Smartphone cameras are about to hit a wall
Featuring wide-open apertures, excellent dynamic range, ultra-fast autofocus, and the brains to make excellent exposures every time, top smartphone cameras like the Galaxy S7 are as good as they've ever been.
In fact, unless phone makers are willing to make some major changes to the basic designs of smartphones, they may be as good as they're ever going to get.
Right now, the S7 rules the roost because of its excellence on all four of those key measures of quality. But other companies like HTC and Apple have come close and will likely catch up with Samsung soon. They may even make incremental improvements like better color in low-light situations.
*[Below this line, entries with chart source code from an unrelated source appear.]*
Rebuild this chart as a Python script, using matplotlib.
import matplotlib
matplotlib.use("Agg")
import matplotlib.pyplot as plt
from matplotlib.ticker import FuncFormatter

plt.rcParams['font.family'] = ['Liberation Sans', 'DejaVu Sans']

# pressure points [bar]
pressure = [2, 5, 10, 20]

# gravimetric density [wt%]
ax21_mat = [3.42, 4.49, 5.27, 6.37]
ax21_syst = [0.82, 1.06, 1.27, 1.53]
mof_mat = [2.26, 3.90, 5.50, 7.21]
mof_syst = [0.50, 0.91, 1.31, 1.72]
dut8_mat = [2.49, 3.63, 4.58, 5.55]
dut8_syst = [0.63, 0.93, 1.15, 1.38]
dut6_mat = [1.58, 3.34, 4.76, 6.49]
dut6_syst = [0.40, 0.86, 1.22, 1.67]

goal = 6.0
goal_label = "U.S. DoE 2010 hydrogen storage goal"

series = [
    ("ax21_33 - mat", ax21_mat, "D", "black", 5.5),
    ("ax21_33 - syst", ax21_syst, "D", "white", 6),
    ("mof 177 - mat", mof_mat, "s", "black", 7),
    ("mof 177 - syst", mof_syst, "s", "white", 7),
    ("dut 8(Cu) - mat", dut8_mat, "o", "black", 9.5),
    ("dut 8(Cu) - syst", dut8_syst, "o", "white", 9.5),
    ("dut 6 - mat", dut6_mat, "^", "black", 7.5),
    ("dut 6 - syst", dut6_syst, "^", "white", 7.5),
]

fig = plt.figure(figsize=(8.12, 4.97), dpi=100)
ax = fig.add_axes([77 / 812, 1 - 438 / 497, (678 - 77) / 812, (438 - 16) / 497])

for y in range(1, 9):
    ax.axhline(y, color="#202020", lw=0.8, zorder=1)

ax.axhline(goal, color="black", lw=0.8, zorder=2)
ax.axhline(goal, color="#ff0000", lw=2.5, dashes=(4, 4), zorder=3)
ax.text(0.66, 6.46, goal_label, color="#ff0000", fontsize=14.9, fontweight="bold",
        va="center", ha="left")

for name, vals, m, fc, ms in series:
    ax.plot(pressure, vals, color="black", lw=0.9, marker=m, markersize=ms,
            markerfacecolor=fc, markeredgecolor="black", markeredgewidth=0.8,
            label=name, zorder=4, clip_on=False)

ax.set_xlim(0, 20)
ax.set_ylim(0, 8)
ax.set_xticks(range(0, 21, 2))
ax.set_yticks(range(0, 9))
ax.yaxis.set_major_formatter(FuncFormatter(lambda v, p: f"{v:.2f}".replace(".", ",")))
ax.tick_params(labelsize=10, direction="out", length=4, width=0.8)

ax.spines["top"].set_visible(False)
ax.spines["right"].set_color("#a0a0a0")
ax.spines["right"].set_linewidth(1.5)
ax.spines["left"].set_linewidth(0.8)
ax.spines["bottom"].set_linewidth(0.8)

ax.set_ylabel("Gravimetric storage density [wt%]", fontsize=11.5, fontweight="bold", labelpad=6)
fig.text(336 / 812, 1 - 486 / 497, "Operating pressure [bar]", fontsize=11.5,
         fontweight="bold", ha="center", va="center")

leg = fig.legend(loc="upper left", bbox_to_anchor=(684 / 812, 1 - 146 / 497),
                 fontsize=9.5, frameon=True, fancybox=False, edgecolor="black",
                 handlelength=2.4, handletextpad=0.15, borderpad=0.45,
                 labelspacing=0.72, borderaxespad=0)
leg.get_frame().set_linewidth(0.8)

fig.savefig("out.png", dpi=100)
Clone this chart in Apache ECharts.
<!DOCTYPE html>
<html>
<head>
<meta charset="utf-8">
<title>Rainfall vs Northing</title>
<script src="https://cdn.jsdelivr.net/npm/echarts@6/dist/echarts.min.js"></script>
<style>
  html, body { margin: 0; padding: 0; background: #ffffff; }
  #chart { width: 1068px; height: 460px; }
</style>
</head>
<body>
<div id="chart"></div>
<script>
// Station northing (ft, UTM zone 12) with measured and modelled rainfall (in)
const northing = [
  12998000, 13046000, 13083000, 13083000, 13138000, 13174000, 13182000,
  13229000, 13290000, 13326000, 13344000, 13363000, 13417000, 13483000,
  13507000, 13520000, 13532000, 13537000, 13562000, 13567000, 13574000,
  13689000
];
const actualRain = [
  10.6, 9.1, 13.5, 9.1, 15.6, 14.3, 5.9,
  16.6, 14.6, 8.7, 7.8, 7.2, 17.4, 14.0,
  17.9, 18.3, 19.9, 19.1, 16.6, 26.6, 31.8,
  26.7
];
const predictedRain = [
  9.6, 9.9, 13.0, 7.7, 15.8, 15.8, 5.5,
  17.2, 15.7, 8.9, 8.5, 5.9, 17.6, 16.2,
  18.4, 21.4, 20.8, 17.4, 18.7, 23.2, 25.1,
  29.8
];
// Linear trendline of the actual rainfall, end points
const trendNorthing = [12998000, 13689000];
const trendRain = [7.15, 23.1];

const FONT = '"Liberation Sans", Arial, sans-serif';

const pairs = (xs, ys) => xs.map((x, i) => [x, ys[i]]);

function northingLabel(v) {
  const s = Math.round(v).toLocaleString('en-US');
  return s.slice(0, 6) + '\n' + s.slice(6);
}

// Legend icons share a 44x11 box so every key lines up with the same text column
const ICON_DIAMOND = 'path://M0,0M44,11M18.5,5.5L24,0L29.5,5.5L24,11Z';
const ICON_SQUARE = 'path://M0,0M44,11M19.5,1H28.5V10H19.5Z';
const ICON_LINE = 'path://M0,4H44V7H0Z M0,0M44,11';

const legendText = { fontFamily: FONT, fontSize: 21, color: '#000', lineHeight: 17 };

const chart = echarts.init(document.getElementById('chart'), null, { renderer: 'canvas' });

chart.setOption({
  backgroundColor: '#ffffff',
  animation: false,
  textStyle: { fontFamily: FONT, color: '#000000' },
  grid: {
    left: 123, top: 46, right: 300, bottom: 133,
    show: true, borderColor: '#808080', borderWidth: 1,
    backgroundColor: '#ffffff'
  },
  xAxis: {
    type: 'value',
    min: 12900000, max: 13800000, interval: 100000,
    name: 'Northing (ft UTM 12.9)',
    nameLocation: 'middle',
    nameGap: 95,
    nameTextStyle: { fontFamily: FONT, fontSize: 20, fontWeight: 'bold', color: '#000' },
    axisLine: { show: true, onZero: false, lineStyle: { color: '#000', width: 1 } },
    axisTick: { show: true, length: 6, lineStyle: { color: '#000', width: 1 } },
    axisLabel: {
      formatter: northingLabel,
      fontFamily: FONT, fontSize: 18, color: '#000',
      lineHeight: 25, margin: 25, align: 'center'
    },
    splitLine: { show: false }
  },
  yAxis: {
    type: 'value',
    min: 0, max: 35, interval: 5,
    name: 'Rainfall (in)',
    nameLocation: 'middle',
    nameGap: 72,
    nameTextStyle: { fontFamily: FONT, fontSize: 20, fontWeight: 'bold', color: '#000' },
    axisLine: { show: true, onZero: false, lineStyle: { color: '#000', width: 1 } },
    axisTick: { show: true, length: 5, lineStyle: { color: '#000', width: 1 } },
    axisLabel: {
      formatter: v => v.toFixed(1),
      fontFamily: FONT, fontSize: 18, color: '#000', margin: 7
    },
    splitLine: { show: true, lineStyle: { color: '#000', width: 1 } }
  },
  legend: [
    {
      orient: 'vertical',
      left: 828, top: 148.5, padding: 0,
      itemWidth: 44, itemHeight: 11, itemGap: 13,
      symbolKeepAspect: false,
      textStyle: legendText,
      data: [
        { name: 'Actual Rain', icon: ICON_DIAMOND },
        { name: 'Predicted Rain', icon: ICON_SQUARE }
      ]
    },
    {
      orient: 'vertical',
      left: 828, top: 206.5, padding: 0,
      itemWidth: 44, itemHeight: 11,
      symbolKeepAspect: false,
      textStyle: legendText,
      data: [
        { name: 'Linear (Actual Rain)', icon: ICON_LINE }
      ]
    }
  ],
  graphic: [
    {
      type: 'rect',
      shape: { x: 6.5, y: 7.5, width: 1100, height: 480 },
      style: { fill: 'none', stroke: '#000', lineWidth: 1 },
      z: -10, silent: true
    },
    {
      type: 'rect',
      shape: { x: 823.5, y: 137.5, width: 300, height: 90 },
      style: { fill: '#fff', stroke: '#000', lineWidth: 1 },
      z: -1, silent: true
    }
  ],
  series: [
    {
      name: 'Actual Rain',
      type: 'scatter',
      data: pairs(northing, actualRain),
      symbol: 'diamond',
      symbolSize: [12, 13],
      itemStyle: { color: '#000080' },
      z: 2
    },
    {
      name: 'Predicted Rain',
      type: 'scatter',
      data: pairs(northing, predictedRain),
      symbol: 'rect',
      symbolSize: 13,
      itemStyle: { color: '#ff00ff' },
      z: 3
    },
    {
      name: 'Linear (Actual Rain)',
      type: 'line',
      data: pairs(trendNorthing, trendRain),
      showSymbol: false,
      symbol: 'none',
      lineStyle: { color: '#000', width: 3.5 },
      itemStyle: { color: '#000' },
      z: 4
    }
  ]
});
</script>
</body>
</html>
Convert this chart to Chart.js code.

But consider this: The S7's f/1.7 lens sits near the maximum aperture you can get before focus issues become a real concern; even DSLR lenses rarely move past f/1.4. Color and contrast look as good as in professional devices. The autofocus system is smarter, faster, and more responsive than the one Hasselblad installed in the $26,000 H6D-50c. Color and dynamic range are similarly near that of top-tier non-smartphone cameras.
So what will it take to prevent smartphone cameras from hitting a quality wall? There are a few options: substantially increasing sensor and lens size or introducing optical zoom (or both!) would both be great, but would likely result in much thicker, heavier, more expensive and more fragile devices. That seems unlikely.
The other option is building lots of cameras and lenses at about current sizes into the backs of smartphones. Photographers know that owning a multitude of single-purpose lenses is more important than owning a great camera. And there are signs that this is the direction the industry will go.
We saw the first hints of that with LG's dual-camera G5 released earlier this year. The end result was a disappointment, but the South Korean electronics maker has the right idea here. (Rumor has it Apple is doing the same thing with the iPhone 7.) If smartphone cameras are going to improve, they're going to need designs that offer new functionality, not just better specs.
A company called Light.co is working on a next-generation multi-lens phone-sized device. Lytro has built sensors that offer more functionality, like after-the-fact focusing, not just better quality
So, what will the best smartphone camera in the world look like a decade from now? Expect multiple sensors and lenses for multiple focal lengths, sensors that let you tweak focus and shutter speed after the fact, and any one of countless other innovations.